Building Organization-Wide Data Literacy
Since the business case for data literacy is clear, how can you build a culture that encourages and supports data literacy in your organization? Here are some steps to start your journey:
1. Assess your current level of data literacy. Gartner suggests the following questions to get you started:
- How many people in your business do you think can interpret straightforward statistical operations such as correlations or judge averages?
- How many managers are able to construct a business case based on concrete, accurate, and relevant numbers?
- How many managers can explain the output of their systems or processes?
- How many data scientists can explain the output of their machine learning algorithms?
- How many of your customers can truly appreciate and internalize the essence of the data you share with them?
2. Develop goals and objectives based on your current and desired levels of data literacy. Prioritize areas of the business where increased use of data can have a significant impact and concentrate on those areas first. Detail for employees the desirable skills, abilities, and level of data literacy required for their unique roles.
3. Create a data literacy program that provides essential tools and training organization-wide. Ensure that employees have the tools and training they need to reach the desired level of data literacy for their job. Build flexibility into your processes to allow employees the time needed to practice data skills and become proficient at using data to make daily business decisions. Include in your literacy program sufficient follow-up measures to track and monitor progress toward data literacy on an individual and organizational level to ensure that your program is working properly.
Barriers to Data Literacy
In most discussions about data literacy, the lion’s share of attention is focused on users. After all, the term implies that certain skills must be cultivated within your workforce. In order to build data literacy within your company, though, it’s important to create an environment where it can flourish. Here are some of the barriers that stand in the way of strong data literacy, and what you can do about them:
- Poor data quality. It’s an unfortunate fact of life that data quality erodes over time. Consider a typical customer database, for example. Customers relocate, change their names, and eventually cease to exist. Data entry errors are inevitable. Business rules aren’t always enforced when new records are created. Duplicate data across two or more data silos can become out of sync. To achieve good data quality consistently, it must be managed proactively. Accomplishing that at scale requires enterprise-grade data quality tools.
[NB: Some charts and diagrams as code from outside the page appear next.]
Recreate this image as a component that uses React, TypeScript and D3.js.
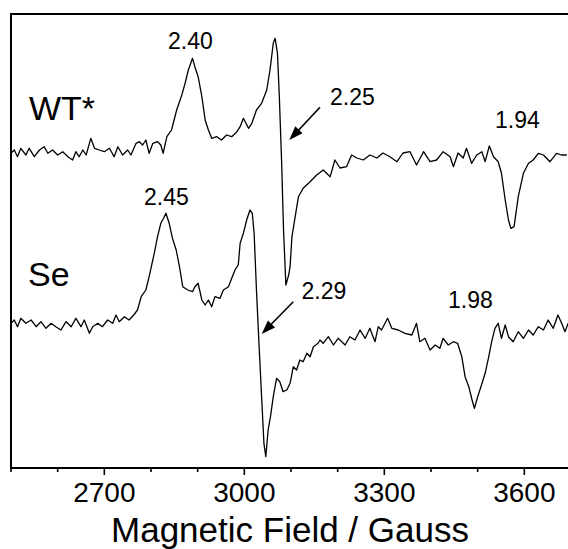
import React from "react";
import * as d3 from "d3";

// Magnetic field (G) and EPR signal (a.u.)
const wtField = [2500,2507,2514,2521,2532,2539,2550,2561,2571,2579,2589,2600,2611,2622,2632,2639,2646,2654,2661,2671,2679,2689,2700,2711,2721,2729,2739,2750,2757,2768,2775,2782,2789,2796,2804,2814,2821,2826,2834,2844,2855,2866,2873,2880,2889,2894,2901,2909,2916,2923,2930,2941,2951,2962,2973,2984,2991,2998,3009,3016,3026,3037,3048,3055,3062,3066,3071,3075,3080,3084,3089,3095,3098,3102,3109,3116,3126,3141,3155,3169,3184,3194,3205,3219,3230,3241,3255,3269,3284,3297,3312,3327,3340,3355,3369,3384,3398,3412,3426,3441,3448,3458,3469,3476,3487,3498,3509,3516,3525,3534,3544,3551,3559,3566,3571,3578,3587,3598,3609,3619,3630,3641,3655,3669,3680,3691];
const wtSignal = [314.7,318,311.3,319.7,313,319.7,311.3,318,321.3,314.7,318,313,316.3,311.3,308,316.3,311.3,318,313,329.7,319.7,318,316.3,319.7,311.3,321.3,313,318,313,324.7,326.3,323,328,314.7,324.7,326.3,323,314.7,331.3,338,358,373,384.7,398,409.7,401.3,391.3,371.3,348,338,329.7,331.3,328,333,331.3,336.3,341.3,349.7,339.7,344.7,358,364.7,378,398,424.7,429.7,414.7,371.3,304.7,238,183,193,201.3,231.3,251.3,271.3,279.7,286.3,293,298,291.3,308,300,301.3,313,310,308,313,310,315,311.3,306.3,315,316.3,303,316.3,306.3,308,316.3,311.3,301.3,315,310,319.7,304.7,313,316.3,306.3,322,311.3,306.3,294.7,268,248,239.7,241.3,271.3,294.7,304.7,308,314.7,313,306.3,314.7,313,313];

const seField = [2500,2507,2514,2521,2532,2543,2554,2564,2575,2586,2596,2607,2618,2629,2639,2650,2657,2668,2675,2686,2696,2707,2718,2725,2732,2743,2753,2763,2771,2779,2789,2796,2807,2814,2821,2827,2832,2839,2846,2854,2861,2868,2879,2889,2894,2901,2909,2916,2923,2930,2937,2948,2955,2966,2973,2980,2987,2991,2998,3005,3012,3017,3021,3026,3031,3037,3042,3046,3051,3056,3062,3069,3076,3083,3091,3098,3105,3112,3119,3126,3134,3141,3148,3158,3162,3169,3180,3191,3201,3216,3226,3237,3248,3259,3269,3280,3287,3294,3307,3316,3330,3344,3359,3369,3376,3387,3398,3409,3419,3426,3437,3448,3457,3466,3473,3481,3488,3493,3500,3507,3516,3523,3530,3537,3544,3551,3559,3566,3576,3587,3598,3609,3619,3630,3641,3651,3662,3672,3680,3687,3694];
const seSignal = [144.7,148,141.3,149.7,144.7,148,141.3,146.3,139.7,144.7,141.3,138,146.3,141.3,149.7,141.3,148,134.7,141.3,144.7,141.3,148,144.7,153,146.3,151.3,148,153,158,171.3,178,191.3,214.7,231.3,244.7,249.7,254.7,244.7,229.7,218,201.3,181.3,178,176.3,181.3,184.7,168,163,168,161.3,171.3,169.7,178,181.3,189.7,198,203,224.7,234.7,248,258,254.7,234.7,178,128,71.3,24.7,11.3,38,51.3,71.3,89.7,86.3,76.3,78,84.7,101.3,98,108,106.3,114.7,111.3,121.3,124.7,128,124.7,131.3,123,129.7,123,131.3,128,138,129.7,139.7,126.3,141.3,138,149.7,139.7,138,134.7,133,144.7,126.3,129.7,118,123,119.7,129.7,123,126.3,124.7,111.3,91.3,81.3,68,59.7,71.3,81.3,94.7,109.7,126.3,139.7,144.7,129.7,143,131.3,126.3,136.3,129.7,138,133,141.3,138,148,139.7,153,144.7,136.3,144.7];

const majorTicks = [2700, 3000, 3300, 3600];
const minorTicks = [2500, 2600, 2800, 2900, 3100, 3200, 3400, 3500, 3700];
const xTitle = "Magnetic Field / Gauss";
const sampleNames = ["WT*", "Se"];
const gLabels = ["2.40", "2.25", "1.94", "2.45", "2.29", "1.98"];

const W = 568;
const H = 549;
const left = 11;
const top = 14;
const bottom = 468;
const FONT = "'Liberation Sans', Arial, Helvetica, sans-serif";

function arrowHead(x1: number, y1: number, x2: number, y2: number, len = 14, half = 5) {
  const dx = x2 - x1;
  const dy = y2 - y1;
  const d = Math.hypot(dx, dy);
  const ux = dx / d;
  const uy = dy / d;
  const bx = x2 - ux * len;
  const by = y2 - uy * len;
  return `${x2},${y2} ${bx - uy * half},${by + ux * half} ${bx + uy * half},${by - ux * half}`;
}

export default function App() {
  const x = d3.scaleLinear().domain([2500, 3700]).range([left, 571]);
  const y = d3.scaleLinear().domain([0, 454]).range([bottom, top]);
  const line = d3
    .line<[number, number]>()
    .x((d) => x(d[0]))
    .y((d) => y(d[1]));
  const wt = wtField.map((f, i) => [f, wtSignal[i]] as [number, number]);
  const se = seField.map((f, i) => [f, seSignal[i]] as [number, number]);

  const arrows = [
    [320, 107.3, 289.3, 140],
    [293.3, 301.7, 261.7, 334],
  ];

  return (
    <svg
      width={W}
      height={H}
      style={{ position: "absolute", left: 0, top: 0, background: "#fff" }}
      fontFamily={FONT}
    >
      <rect width={W} height={H} fill="#fff" />
      <defs>
        <clipPath id="plot">
          <rect x={left} y={top} width={560} height={bottom - top} />
        </clipPath>
      </defs>
      <g clipPath="url(#plot)" fill="none" stroke="#000" strokeWidth={1.3} strokeLinejoin="round">
        <path d={line(wt) || ""} />
        <path d={line(se) || ""} />
      </g>
      {/* frame */}
      <rect x={left} y={top} width={560} height={bottom - top} fill="none" stroke="#000" strokeWidth={2} />
      {/* ticks */}
      <g stroke="#000" strokeWidth={1.6}>
        {majorTicks.map((t) => (
          <line key={"M" + t} x1={x(t)} x2={x(t)} y1={bottom} y2={bottom + 7} />
        ))}
        {minorTicks.map((t) => (
          <line key={"m" + t} x1={x(t)} x2={x(t)} y1={bottom} y2={bottom + 4} />
        ))}
      </g>
      <g fontSize={28} textAnchor="middle" fill="#000">
        {majorTicks.map((t) => (
          <text key={t} x={x(t)} y={501.5}>
            {t}
          </text>
        ))}
      </g>
      <text x={290} y={542} fontSize={35} textAnchor="middle" fill="#000">
        {xTitle}
      </text>
      {/* sample names */}
      <text x={29} y={120} fontSize={34} fill="#000">
        {sampleNames[0]}
      </text>
      <text x={28} y={285.5} fontSize={34} fill="#000">
        {sampleNames[1]}
      </text>
      {/* g-value labels */}
      <g fontSize={23} fill="#000">
        <text x={168} y={49}>{gLabels[0]}</text>
        <text x={330} y={105}>{gLabels[1]}</text>
        <text x={495} y={128.3}>{gLabels[2]}</text>
        <text x={144} y={204.5}>{gLabels[3]}</text>
        <text x={301.5} y={299.3}>{gLabels[4]}</text>
        <text x={448} y={308.3}>{gLabels[5]}</text>
      </g>
      {/* arrows */}
      {arrows.map(([x1, y1, x2, y2], i) => (
        <g key={i}>
          <line x1={x1} y1={y1} x2={x2 + (x1 - x2) * 0.2} y2={y2 + (y1 - y2) * 0.2} stroke="#000" strokeWidth={1.6} />
          <polygon points={arrowHead(x1, y1, x2, y2)} fill="#000" />
        </g>
      ))}
    </svg>
  );
}
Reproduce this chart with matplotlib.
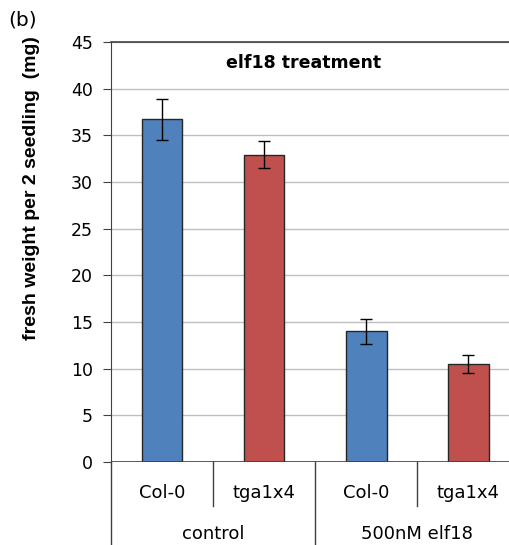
import matplotlib.pyplot as plt
import matplotlib.transforms as mtransforms

# fresh weight data, elf18 growth inhibition
genotypes = ['Col-0', 'tga1x4', 'Col-0', 'tga1x4']
groups = ['control', '500nM elf18']
weight = [36.7, 32.9, 14.0, 10.5]
err = [2.15, 1.45, 1.35, 1.0]
colors = ['#4F81BD', '#C0504D', '#4F81BD', '#C0504D']

plt.rcParams['font.family'] = ['DejaVu Sans']

fig = plt.figure(figsize=(5.09, 5.45), dpi=100)
ax = fig.add_axes([0.218, 0.152, 0.782, 0.771])

x = list(range(len(weight)))
ax.bar(x, weight, width=0.4, color=colors, edgecolor='#262626', linewidth=1.0, zorder=3)
ax.errorbar(x, weight, yerr=err, fmt='none', ecolor='black', elinewidth=1.0,
            capsize=4, capthick=1.0, zorder=4)

ax.set_ylim(0, 45)
ax.set_yticks(range(0, 46, 5))
ax.set_xlim(-0.5, 3.4)
ax.yaxis.grid(True, color='#bfbfbf', linewidth=1.0, zorder=0)
ax.axhline(45, color='#404040', linewidth=1.2, zorder=2, clip_on=False)
for s in ['top', 'right', 'bottom']:
    ax.spines[s].set_visible(False)
ax.spines['left'].set_color('#404040')
ax.axhline(0, color='#404040', linewidth=1.2, zorder=5)
ax.tick_params(axis='y', length=6, color='#404040', labelsize=12.5, pad=7)
ax.set_xticks([])

# y label in a narrower face
fig.text(32 / 509, 1 - 188 / 545, 'fresh weight per 2 seedling  (mg)', rotation=90,
         ha='center', va='center', fontsize=14, fontweight='bold',
         family=['Liberation Sans', 'DejaVu Sans'])
ax.text(1.39, 42.8, 'elf18 treatment', fontsize=12.5, fontweight='bold', ha='center', va='center')
fig.text(0.016, 0.963, '(b)', fontsize=14.5, ha='left', va='center')

# two-level category axis
trans = mtransforms.blended_transform_factory(ax.transData, ax.transAxes)
for xi, lab in zip(x, genotypes):
    ax.text(xi, -0.073, lab, transform=trans, ha='center', va='center', fontsize=13)
for xs in [0.5, 2.5]:
    ax.plot([xs, xs], [0, -0.105], transform=trans, color='#404040', lw=1.0, clip_on=False)
ax.plot([1.5, 1.5], [0, -0.2], transform=trans, color='#404040', lw=1.0, clip_on=False)
ax.plot([-0.5, -0.5], [0, -0.2], transform=trans, color='#404040', lw=1.0, clip_on=False)
for gi, lab in enumerate(groups):
    ax.text(gi * 2 + 0.5, -0.172, lab, transform=trans, ha='center', va='center', fontsize=13)

plt.savefig('out.png', dpi=100)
- Data silos. Lack of integration is a problem in most organizations, as multiple systems house different data sets, which are difficult to synchronize and harmonize. Reliable, scalable, and flexible data integration tools allow enterprises to adapt as new systems and data sources are brought on line.
- Missing context. Data without context has little value. A company that stores baseline information about its customers has a limited view of its clientele. When location context, mobility data, and demographic information are added to the mix, users can gain a rich 360° view of their customers and other members of their target audience.
The ultimate goal of data literacy is to provide a framework for data-driven decision-making for your organization. It stands to reason, then, that your data must first have accuracy, consistency, and context. Otherwise, no matter how data literate your workforce is, your decisions will be skewed badly.